Let $\beta: (x,y) \mapsto (x,-y)$, extend it to all of $\mathbb{C}[x,y]$ and get an involution (= an automorphism of order two) $\beta$ on $\mathbb{C}[x,y]$.
It is clear that every symmetric element with respect to $\beta$ is of the form: $h_{2m} y^{2m}+ h_{2m-2} y^{2m-2} +\cdots+ h_2 y^2+ h_0$, where $h_{2m},h_{2m-2},\ldots,h_2,h_0 \in \mathbb{C}[x]$.
The set of symmetric elements with respect to $\beta$, denote it by $S_{\beta}$, is generated by $x$ and $y^2$; in other words: $S_{\beta}=\mathbb{C}[x,y^2]$.
Assume that $f,g\in \mathbb{C}[x,y]$ are algebraically independent over $\mathbb{C}$; this is equivalent to saying that their Jacobian, $Jac(f,g):=f_xg_y-f_yg_x$, is non-zero.

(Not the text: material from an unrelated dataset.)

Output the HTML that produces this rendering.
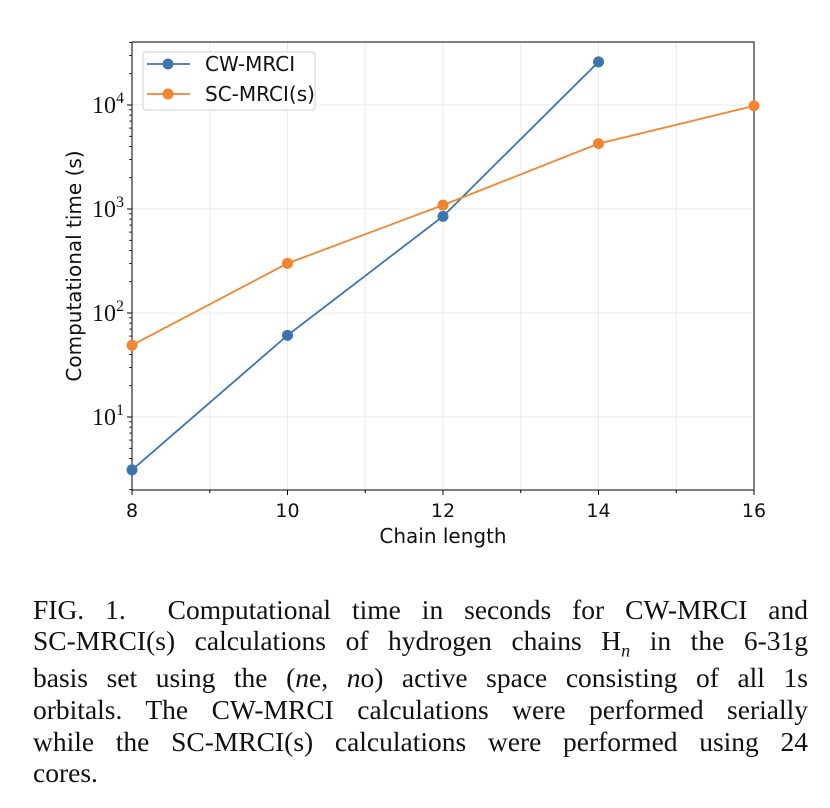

Further assume that $f,g \in S_{\beta}$, namely, $f$ and $g$ are symmetric w.r.t. $\beta$.
Is it possible to determine when $\mathbb{C}(f,g) \subseteq \mathbb{C}(x,y^2)$ is Galois?
Remarks: (1) $\mathbb{C}(x,y^2) \subset \mathbb{C}(x,y)$ is Galois, since it is of order two. Its Galois group is $\{1,\beta\}$, where $\beta$ is the former $\beta$ extended to $\mathbb{C}(x,y)$.
(2) For example, $f=x$, $g=y^4$. $\mathbb{C}(x,y^4) \subset \mathbb{C}(x,y^2)$ is Galois, since it is of order two. More generally, if I am not wrong, $\mathbb{C}(x,y^{2n}) \subset \mathbb{C}(x,y^2)$ is Galois, since it is cyclic of order $n$.
I’m not sure that your $\beta$ is an essential part of your question. You’re pretty much just asking when a subfield $k$ of $K=\Bbb C(x,Y)$ that’s of transcendence degree two over $\Bbb C$ has $K\supset k$ Galois. (Here, $Y=y^2$.)
You might as well turn the question around and ask when a finite extension $K$ of $k=\Bbb C(f,g)$ is Galois. (Here, of course, $\,f$ and $g$ are any two algebraically independent things, may as well be taken to be two different indeterminates.)